The equilibrium for water self-ionization is described by this equation:
$2{\rm {H}_2 \rm O(l)}\leftrightarrows{\rm H}_3{\rm O}^+(aq)+{\rm{OH}}^-(aq)$
Step-By-Step Example
Calculating the Equilibrium for Water Self-Ionization
Kw, the equilibrium constant for the reaction, known as the ionization product constant of water, can be defined as the product of the hydronium ion concentration, [H3O+], and the hydroxide ion concentration [OH].
$K_{\rm w}=\lbrack{\rm H}_3\text O^+\rbrack\lbrack\rm{OH}^-\rbrack$
Step 1
At 25°C, these concentrations in pure water are equal. Therefore, knowing the value of Kw allows the calculation of [H3O+] and [OH].
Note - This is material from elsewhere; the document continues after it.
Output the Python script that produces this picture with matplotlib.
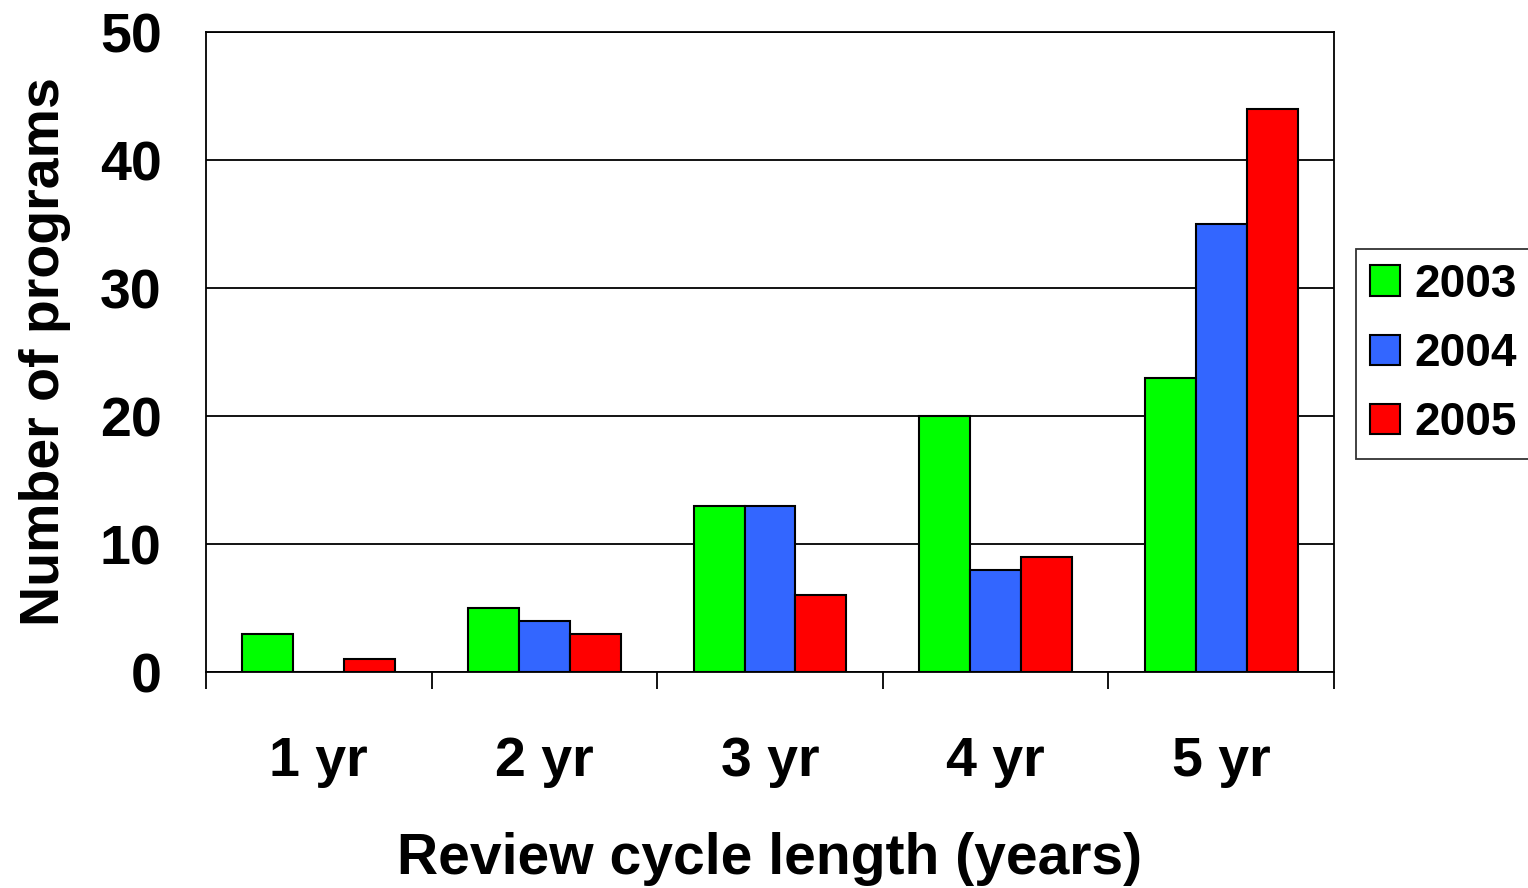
import numpy as np
import matplotlib.pyplot as plt

categories = ['1 yr', '2 yr', '3 yr', '4 yr', '5 yr']
years = ['2003', '2004', '2005']
v2003 = [3, 5, 13, 20, 23]
v2004 = [0, 4, 13, 8, 35]
v2005 = [1, 3, 6, 9, 44]
colors = ['#00ff00', '#3366ff', '#ff0000']

plt.rcParams['font.family'] = ['Liberation Sans', 'DejaVu Sans']
plt.rcParams['font.weight'] = 'bold'
plt.rcParams['axes.labelweight'] = 'bold'

fig = plt.figure(figsize=(15.28, 8.88), dpi=100)
ax = fig.add_axes([206 / 1528, 1 - 672 / 888, 1128 / 1528, 640 / 888])

x = np.arange(len(categories))
w = 0.226
for i, (vals, lab) in enumerate(zip([v2003, v2004, v2005], years)):
    ax.bar(x + (i - 1) * w, vals, w, color=colors[i], edgecolor='black',
           linewidth=1.5, label=lab, zorder=3)

ax.set_xlim(-0.5, 4.5)
ax.set_ylim(0, 50)
ax.set_yticks([0, 10, 20, 30, 40, 50])
ax.yaxis.grid(True, color='black', linewidth=1.3, zorder=0)
ax.tick_params(axis='y', length=0, pad=32, labelsize=40)

ax.set_xticks(np.arange(-0.5, 5, 1))
ax.set_xticklabels([])
ax.set_xticks(x, minor=True)
ax.set_xticklabels(categories, minor=True, fontsize=40)
ax.tick_params(axis='x', which='major', length=12, width=1.3, direction='out')
ax.tick_params(axis='x', which='minor', length=0, pad=46)

for s in ax.spines.values():
    s.set_linewidth(1.3)

ax.set_ylabel('Number of programs', fontsize=40, labelpad=21)
ax.set_xlabel('Review cycle length (years)', fontsize=41, labelpad=32)

leg = fig.legend(loc='center left', bbox_to_anchor=(1356 / 1528, 1 - 354 / 888),
                 fontsize=33, frameon=True, fancybox=False, edgecolor='black',
                 handlelength=0.65, handleheight=0.65, handletextpad=0.33,
                 labelspacing=0.55, borderpad=0.3, borderaxespad=0)
leg.get_frame().set_linewidth(1.3)

fig.savefig('out.png', dpi=100)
$K_{\rm w}=\lbrack{\rm H}_3\text O^+\rbrack\lbrack\rm{OH}^-\rbrack=1.0\times10^{-14}$
Step 2
Since the two concentrations are the same, the square of one of either concentration can be used to find the pH:
$1.0\times10^{-14}=\lbrack{\rm H}_3\rm O^+\rbrack^2$
Solution
Take the square root of both sides of the equation to find the concentration.
$\lbrack{\rm H}_3\rm O^+\rbrack=1.0\times10^{-7}$
The exponent indicates that the pH is 7. When there is an equal concentration of H+ and OH ions in a solution, the solution is neutral.